#### DATA LINES ####
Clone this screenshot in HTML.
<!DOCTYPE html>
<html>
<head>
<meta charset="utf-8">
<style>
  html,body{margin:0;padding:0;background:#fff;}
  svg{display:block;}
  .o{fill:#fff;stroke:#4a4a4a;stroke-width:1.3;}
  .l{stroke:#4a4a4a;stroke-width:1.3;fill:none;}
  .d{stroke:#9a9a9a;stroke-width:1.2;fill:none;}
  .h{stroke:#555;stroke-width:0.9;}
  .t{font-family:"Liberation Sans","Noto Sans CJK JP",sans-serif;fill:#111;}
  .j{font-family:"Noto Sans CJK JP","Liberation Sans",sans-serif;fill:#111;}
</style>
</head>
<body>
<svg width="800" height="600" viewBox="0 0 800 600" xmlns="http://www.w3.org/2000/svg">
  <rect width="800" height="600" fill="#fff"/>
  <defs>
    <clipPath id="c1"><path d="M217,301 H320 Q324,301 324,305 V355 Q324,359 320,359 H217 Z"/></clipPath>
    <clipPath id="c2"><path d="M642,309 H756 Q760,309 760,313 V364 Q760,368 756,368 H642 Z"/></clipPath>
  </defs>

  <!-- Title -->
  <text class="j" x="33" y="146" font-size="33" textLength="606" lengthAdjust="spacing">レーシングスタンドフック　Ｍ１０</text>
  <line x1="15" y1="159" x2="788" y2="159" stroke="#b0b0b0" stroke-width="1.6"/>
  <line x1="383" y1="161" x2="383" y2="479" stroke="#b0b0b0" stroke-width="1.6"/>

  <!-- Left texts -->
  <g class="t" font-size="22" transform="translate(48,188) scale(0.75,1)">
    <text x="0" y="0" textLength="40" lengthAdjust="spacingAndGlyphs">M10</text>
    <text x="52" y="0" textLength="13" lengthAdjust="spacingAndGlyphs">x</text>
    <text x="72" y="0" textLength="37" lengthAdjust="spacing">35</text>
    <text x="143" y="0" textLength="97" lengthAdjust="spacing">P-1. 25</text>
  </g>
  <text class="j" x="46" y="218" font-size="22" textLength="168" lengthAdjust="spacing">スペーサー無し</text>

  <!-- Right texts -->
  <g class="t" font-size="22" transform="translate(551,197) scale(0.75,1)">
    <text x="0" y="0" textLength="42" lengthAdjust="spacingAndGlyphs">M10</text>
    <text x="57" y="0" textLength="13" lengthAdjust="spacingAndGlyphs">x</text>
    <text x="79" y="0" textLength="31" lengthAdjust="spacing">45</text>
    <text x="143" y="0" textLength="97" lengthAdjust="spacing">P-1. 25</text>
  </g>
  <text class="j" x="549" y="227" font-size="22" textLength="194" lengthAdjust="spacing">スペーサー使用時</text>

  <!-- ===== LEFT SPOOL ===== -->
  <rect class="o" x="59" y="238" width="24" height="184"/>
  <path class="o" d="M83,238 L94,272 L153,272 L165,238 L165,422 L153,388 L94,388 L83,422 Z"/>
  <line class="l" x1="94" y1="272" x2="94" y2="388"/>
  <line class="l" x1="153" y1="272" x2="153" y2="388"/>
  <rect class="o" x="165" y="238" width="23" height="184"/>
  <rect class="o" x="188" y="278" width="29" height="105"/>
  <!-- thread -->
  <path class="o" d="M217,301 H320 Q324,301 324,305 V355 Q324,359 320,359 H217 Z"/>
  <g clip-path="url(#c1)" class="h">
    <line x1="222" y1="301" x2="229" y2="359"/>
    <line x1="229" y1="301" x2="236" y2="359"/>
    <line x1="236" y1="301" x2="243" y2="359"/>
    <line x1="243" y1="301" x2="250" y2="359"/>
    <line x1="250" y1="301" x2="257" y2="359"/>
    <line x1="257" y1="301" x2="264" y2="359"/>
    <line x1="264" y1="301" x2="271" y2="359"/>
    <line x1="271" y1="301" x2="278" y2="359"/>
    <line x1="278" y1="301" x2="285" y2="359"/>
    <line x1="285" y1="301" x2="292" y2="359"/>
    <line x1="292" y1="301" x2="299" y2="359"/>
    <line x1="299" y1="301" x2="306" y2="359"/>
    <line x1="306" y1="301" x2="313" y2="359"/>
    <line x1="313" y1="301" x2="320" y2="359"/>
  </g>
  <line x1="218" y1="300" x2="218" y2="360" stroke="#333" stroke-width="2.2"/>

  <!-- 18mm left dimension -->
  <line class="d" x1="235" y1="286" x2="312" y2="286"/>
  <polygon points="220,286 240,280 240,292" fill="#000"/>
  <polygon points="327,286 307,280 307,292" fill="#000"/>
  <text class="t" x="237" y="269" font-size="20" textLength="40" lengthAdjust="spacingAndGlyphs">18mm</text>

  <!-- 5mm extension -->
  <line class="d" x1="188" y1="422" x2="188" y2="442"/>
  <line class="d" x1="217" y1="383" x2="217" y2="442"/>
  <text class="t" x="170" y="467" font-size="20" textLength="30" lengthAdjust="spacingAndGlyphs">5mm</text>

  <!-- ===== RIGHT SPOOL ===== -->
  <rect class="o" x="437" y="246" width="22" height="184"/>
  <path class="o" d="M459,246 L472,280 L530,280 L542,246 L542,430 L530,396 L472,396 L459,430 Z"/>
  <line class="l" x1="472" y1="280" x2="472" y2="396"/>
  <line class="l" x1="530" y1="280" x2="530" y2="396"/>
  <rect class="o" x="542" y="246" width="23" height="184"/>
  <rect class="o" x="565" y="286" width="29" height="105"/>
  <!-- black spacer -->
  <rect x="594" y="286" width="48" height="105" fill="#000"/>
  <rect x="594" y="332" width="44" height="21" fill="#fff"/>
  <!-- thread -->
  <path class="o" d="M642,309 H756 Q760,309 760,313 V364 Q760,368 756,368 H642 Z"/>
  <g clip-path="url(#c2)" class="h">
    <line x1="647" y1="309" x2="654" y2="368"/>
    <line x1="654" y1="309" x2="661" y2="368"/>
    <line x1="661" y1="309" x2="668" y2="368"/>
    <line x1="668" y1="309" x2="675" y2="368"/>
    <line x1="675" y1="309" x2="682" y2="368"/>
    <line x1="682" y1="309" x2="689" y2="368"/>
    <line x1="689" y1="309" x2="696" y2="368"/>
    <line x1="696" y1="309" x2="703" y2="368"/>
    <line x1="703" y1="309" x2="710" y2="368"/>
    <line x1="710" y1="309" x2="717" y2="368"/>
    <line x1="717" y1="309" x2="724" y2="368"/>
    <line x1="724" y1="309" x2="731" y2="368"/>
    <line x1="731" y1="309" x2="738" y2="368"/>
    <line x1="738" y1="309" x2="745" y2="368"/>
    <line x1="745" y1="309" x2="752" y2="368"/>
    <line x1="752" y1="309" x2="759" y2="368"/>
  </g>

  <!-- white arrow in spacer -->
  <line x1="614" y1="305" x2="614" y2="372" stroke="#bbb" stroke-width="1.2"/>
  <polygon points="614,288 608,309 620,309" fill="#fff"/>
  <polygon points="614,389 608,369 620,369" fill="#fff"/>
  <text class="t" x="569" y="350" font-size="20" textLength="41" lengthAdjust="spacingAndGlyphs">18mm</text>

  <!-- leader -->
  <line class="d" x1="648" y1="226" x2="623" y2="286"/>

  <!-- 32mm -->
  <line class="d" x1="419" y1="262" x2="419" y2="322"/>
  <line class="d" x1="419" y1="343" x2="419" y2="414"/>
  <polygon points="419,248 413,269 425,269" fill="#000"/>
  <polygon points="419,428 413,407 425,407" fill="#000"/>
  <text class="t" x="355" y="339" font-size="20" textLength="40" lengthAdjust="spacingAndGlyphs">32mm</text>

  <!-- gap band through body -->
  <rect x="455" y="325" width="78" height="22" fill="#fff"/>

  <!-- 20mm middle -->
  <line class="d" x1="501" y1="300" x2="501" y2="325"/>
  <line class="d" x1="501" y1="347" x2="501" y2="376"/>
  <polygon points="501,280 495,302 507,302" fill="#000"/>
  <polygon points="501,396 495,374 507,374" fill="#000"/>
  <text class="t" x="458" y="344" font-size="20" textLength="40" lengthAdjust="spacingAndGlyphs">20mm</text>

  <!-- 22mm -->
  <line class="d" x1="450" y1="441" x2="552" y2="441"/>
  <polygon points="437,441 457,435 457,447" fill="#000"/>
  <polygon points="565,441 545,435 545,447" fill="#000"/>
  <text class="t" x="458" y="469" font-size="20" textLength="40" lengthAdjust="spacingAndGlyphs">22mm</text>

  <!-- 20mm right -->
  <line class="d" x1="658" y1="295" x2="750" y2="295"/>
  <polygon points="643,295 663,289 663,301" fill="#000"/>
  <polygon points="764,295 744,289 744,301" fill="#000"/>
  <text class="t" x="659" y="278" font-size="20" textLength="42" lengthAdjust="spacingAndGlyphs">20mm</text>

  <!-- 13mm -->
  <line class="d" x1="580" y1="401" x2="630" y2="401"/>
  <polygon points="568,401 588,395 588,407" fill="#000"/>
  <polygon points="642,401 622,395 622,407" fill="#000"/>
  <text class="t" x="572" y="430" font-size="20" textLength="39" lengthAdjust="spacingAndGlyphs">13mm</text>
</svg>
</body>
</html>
####
#### DATA LINES ####
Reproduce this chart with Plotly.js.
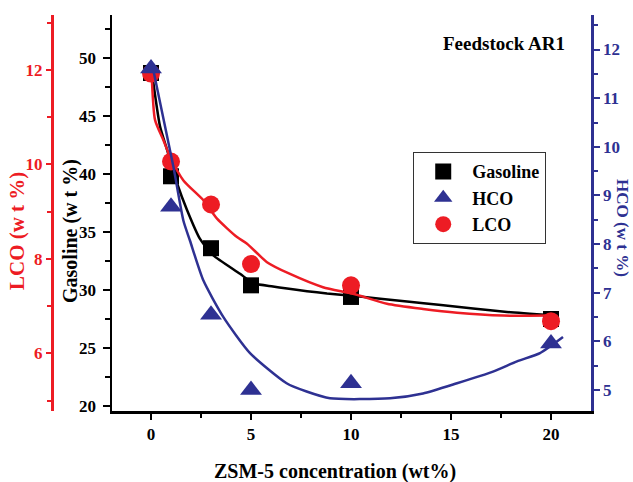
####
_AIM_.
Look through the material above and pick out each line holding the word "this".

_TASK SOLUTION_.
Clone this screenshot in HTML.
Reproduce this chart with Plotly.js.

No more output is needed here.